Practically, this sugars out in service, nonviolence and our ongoing commitment to transformation into the image of Christ. We are called to meet all of life with equanimity and openness – to see not with the ego but with the Holy Spirit. Love, peace and understanding cease to be only words or merely concepts. They become a lived reality, pointing the way to the state of coherence and resonance that is our shared identity and home.

The Thirtieth Principle of A Course in Miracles

By recognizing spirit, miracles adjust the levels of perception and show them in proper alignment. This places spirit at the center, where it can communicate directly (T-1.I.30:1-2).

By affirming our identity as spirit and de-emphasizing our identification with the body, the miracle brings all levels of perception into alignment with Truth. This creates a sense of peace and order in us which naturally extends outward to all our brothers and sisters. We call this extension “communication.” It is the opposite of projection.

“Alignment” here does not refer to some straight line or hierarchy implicit in the cosmos but rather to a more general harmony, a coherence, where all is well and all things are in their rightful place and one knows this and their knowing is a form of participation. It is a form of being coherent, of creating coherently. Imagine a garden with the tomatoes here, the basil there and the sunflowers over yonder. Everything is in order according to what it is; there is no deviation anywhere.

Our bodies perceive the world – they bring the world forth – through varying senses such as sight or sound or smell. Emotions arise – anxiety, anger, guilt, anticipation. These are accompanied by physical symptoms – accelerated heart beat, sweaty palms, tension headaches. And we act from this state – saying yes, saying no, hiding this and revealing that. All these experiences are named and categorized by the intellect, which is yet another level of physical experience. In this way, every thought, every emotion, and every sensation reflects perception.

At the center of all this activity – the center where it still and quiet – resides Spirit. Spirit interprets all the data, discerning patterns on a rubric with two questions: is it love or is it a cry for love? And it knows – because of Who created it, and from Whom it cannot be separated – that love is always the correct response to both. Spirit directs us unfailingly accordingly.

“Center” here can be understood to refer to awareness or consciousness. It is the experience of the holy instant, in which past and future dissolve, taking with them all aspects of self and world that depend on time.
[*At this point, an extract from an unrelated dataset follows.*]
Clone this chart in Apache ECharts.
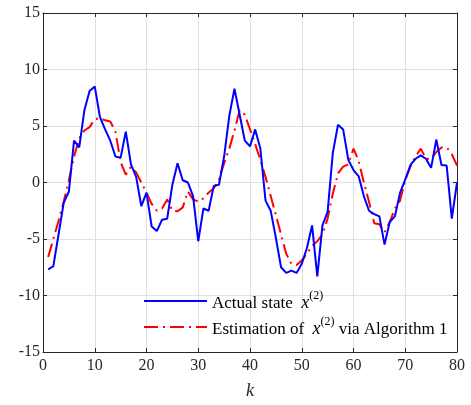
<!DOCTYPE html>
<html>
<head>
<meta charset="utf-8">
<script src="https://cdn.jsdelivr.net/npm/echarts@6/dist/echarts.min.js"></script>
<style>
html, body { margin: 0; padding: 0; background: #fff; }
#chart { width: 471px; height: 405px; }
</style>
</head>
<body>
<div id="chart"></div>
<script>
var steps = [];
for (var i = 1; i <= 80; i++) steps.push(i);

var actualState = [
    -7.7, -7.4, -4.6, -1.8, -0.8, 3.7, 3.1, 6.4, 8.1, 8.5,
    5.8, 4.7, 3.7, 2.3, 2.2, 4.5, 1.6, 0.5, -2.1, -0.9,
    -3.9, -4.3, -3.3, -3.2, -0.2, 1.7, 0.2, 0.0, -1.2, -5.2,
    -2.3, -2.5, -0.3, -0.2, 2.3, 5.9, 8.3, 6.0, 3.7, 3.2,
    4.7, 3.0, -1.6, -2.5, -4.9, -7.5, -8.0, -7.8, -8.0, -7.2,
    -5.8, -3.8, -8.3, -3.8, -2.6, 2.6, 5.1, 4.7, 2.0, 1.1,
    0.55, -1.2, -2.5, -2.8, -3.0, -5.5, -3.5, -3.0, -0.9, 0.25,
    1.55, 2.1, 2.4, 2.1, 1.3, 3.8, 1.55, 1.5, -3.2, 0.0
];

var estimation = [
    -6.6, -5.0, -3.4, -1.7, 0.2, 2.3, 3.9, 4.6, 4.9, 5.6,
    5.7, 5.5, 5.4, 4.5, 1.8, 0.7, 1.4, 0.9, 0.0, -0.9,
    -1.9, -2.5, -2.3, -1.5, -2.5, -2.55, -2.2, -0.8, -1.5, -1.7,
    -1.4, -0.9, -0.5, 0.25, 1.7, 3.0, 4.6, 6.4, 6.0, 4.7,
    3.4, 2.0, 0.5, -1.2, -2.9, -4.6, -6.3, -7.2, -7.3, -6.9,
    -6.3, -5.6, -5.2, -4.6, -3.2, -1.0, 0.8, 1.4, 1.6, 3.0,
    1.9, 0.0, -1.7, -3.6, -3.7, -4.4, -3.5, -2.3, -1.6, 0.2,
    1.4, 2.3, 3.0, 2.1, 2.1, 2.7, 3.1, 3.1, 2.5, 1.5
];

var xTicks = [0, 10, 20, 30, 40, 50, 60, 70, 80];
var yTicks = [-15, -10, -5, 0, 5, 10, 15];

function pairs(ys) {
    return steps.map(function (k, i) { return [k, ys[i]]; });
}

var FONT = '"Liberation Serif", "Times New Roman", serif';
var chart = echarts.init(document.getElementById('chart'));

var boxAxis = {
    axisLine: { show: true, onZero: false, lineStyle: { color: '#262626', width: 1 } },
    axisTick: { show: true, inside: true, length: 4, lineStyle: { color: '#262626' } },
    splitLine: { show: false },
    axisLabel: { show: false }
};

var option = {
    animation: false,
    backgroundColor: '#fff',
    grid: { left: 43, right: 14, top: 13, bottom: 45 },
    legend: {
        orient: 'vertical',
        left: 138,
        top: 285,
        itemWidth: 63,
        itemHeight: 14,
        itemGap: 4,
        itemStyle: { opacity: 0 },
        textStyle: {
            fontFamily: FONT, fontSize: 17, color: '#000',
            rich: {
                t: { fontFamily: FONT, fontSize: 17, color: '#000', verticalAlign: 'bottom', lineHeight: 22 },
                i: { fontFamily: FONT, fontSize: 18, fontStyle: 'italic', color: '#000', verticalAlign: 'bottom', lineHeight: 22 },
                s: { fontFamily: FONT, fontSize: 12, color: '#000', verticalAlign: 'top', lineHeight: 22, padding: [0, 0, 10, 0] }
            }
        },
        formatter: function (name) {
            if (name === 'actual') return '{t|Actual state  }{i|x}{s|(2)}';
            return '{t|Estimation of  }{i|x}{s|(2)}{t| via Algorithm 1}';
        },
        data: ['actual', 'estimation']
    },
    xAxis: [{
        type: 'value',
        min: xTicks[0],
        max: xTicks[xTicks.length - 1],
        interval: 10,
        name: 'k',
        nameLocation: 'middle',
        nameGap: 30,
        nameTextStyle: { fontFamily: FONT, fontSize: 18, fontStyle: 'italic', color: '#262626' },
        axisLine: { show: true, onZero: false, lineStyle: { color: '#262626', width: 1 } },
        axisTick: { show: true, inside: true, length: 4, lineStyle: { color: '#262626' } },
        axisLabel: { fontFamily: FONT, fontSize: 16, color: '#262626', margin: 6 },
        splitLine: { show: true, lineStyle: { color: '#e0e0e0', width: 1 } }
    }, Object.assign({
        type: 'value', position: 'top',
        min: xTicks[0], max: xTicks[xTicks.length - 1], interval: 10
    }, boxAxis)],
    yAxis: [{
        type: 'value',
        min: yTicks[0],
        max: yTicks[yTicks.length - 1],
        interval: 5,
        axisLine: { show: true, onZero: false, lineStyle: { color: '#262626', width: 1 } },
        axisTick: { show: true, inside: true, length: 4, lineStyle: { color: '#262626' } },
        axisLabel: { fontFamily: FONT, fontSize: 16, color: '#262626', margin: 3 },
        splitLine: { show: true, lineStyle: { color: '#e0e0e0', width: 1 } }
    }, Object.assign({
        type: 'value', position: 'right',
        min: yTicks[0], max: yTicks[yTicks.length - 1], interval: 5
    }, boxAxis)],
    series: [
        {
            name: 'actual',
            type: 'line',
            data: pairs(actualState),
            symbol: 'none',
            color: '#0000ff',
            lineStyle: { color: '#0000ff', width: 2 },
            z: 3
        },
        {
            name: 'estimation',
            type: 'line',
            data: pairs(estimation),
            symbol: 'none',
            color: '#ff0000',
            lineStyle: { color: '#ff0000', width: 2, type: [14, 5, 2, 5] },
            z: 2
        }
    ]
};
chart.setOption(option);

window.onresize = chart.resize;
</script>
</body>
</html>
At the center is the true self, the being in which the light of God shines and through which all experience is recognized and known. At the center is Christ.

When Christ is our center, then we know order, and perception of the divine order “on earth as it is in Heaven” becomes inevitable. We know that we are extensions of God in Creation, and that we share this identity with all of life. In this way, communication is enhanced, both with our brothers and sisters, and with the Holy Spirit and ultimately with God.

Learning of Christ is easy, for to perceive with Him involves no strain at all. His perceptions are your natural awareness, and it is only distortions you introduce that tire you. Let the Christ in you interpret for you, and do not try to limit what you see by narrow little beliefs that are unworthy of God’s Son (T-11.VI.3:7-9).

Miracles restore a sense of order to our living by placing us in direct contact with the Voice for God, Whose direction and guidance always lead to a state of happiness and peace, allowing us to become of greater service to one another, thus reinforcing order in our living. Miracles are both iterative and generative.

It is helpful to remember that perception is inherently flawed, because the ego always interprets in terms of the past, which can only serve its goal of sustained conflict. Yet the past, because it is gone, has no causative power. It is fundamentally illusory. Therefore, the ego’s interpretation is always wrong. If you start with an error, then you end with an error.

The miracle allows us to release this flawed approach to understanding perception, and to interpret it instead with the Holy Spirit, Who sees only opportunities to learn – yet again – that we are Love Itself and Love holds everything. This is all we need to know, and all we can know.